Tuesday, June 26, 2012

This time is different, after all

It is well known, and it has been discussed in this blog, that the crisis has been to a great extent associated to the fact that wage stagnation has led to the accumulation of increasingly more unsustainable levels of private debt (echoes of both Godley and Minsky, from the Levy Institute). The graph below shows the percentage change in federal government, household and financial sectors outstanding debt. In other words, expansions have been associated to ever growing private debt.

FRED Graph

Note that, in the 1990s, the federal debt growth rate turned negative when the dot-com bubble allowed for revenue to go up sufficiently, together with the reduction of military spending after the end of real socialism, and the Clintonian "end of welfare as we know it," to lead to significant fiscal surpluses.

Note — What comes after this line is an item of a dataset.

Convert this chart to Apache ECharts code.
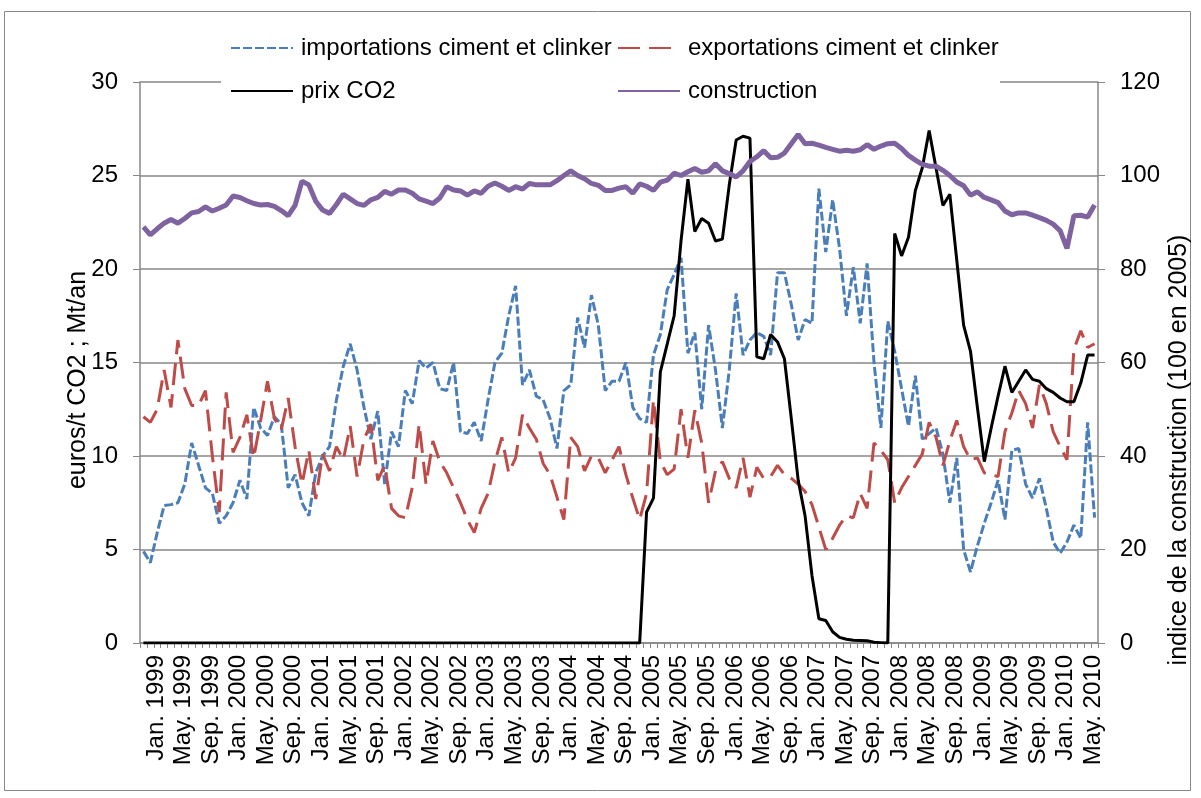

Also, in every recession (shaded areas) when private debt (the blue and red lines for household and financial sectors) went down (the blue line does not go down in the Bush II recession, since mortgage debt allowed its continuous expansion), the green line of government debt goes up. More dramatically with every recession, since the fall in private debt is ever stronger.

The main difference between the current Great Recession with the previous two recessions is that private debt falls (negative rate of growth represented by the blue and red lines below the zero line) as a result of deleveraging (debt-deflation). And note that those two are still negative, so there is still need for more public debt, after all spending does maintain a relation with income and debt!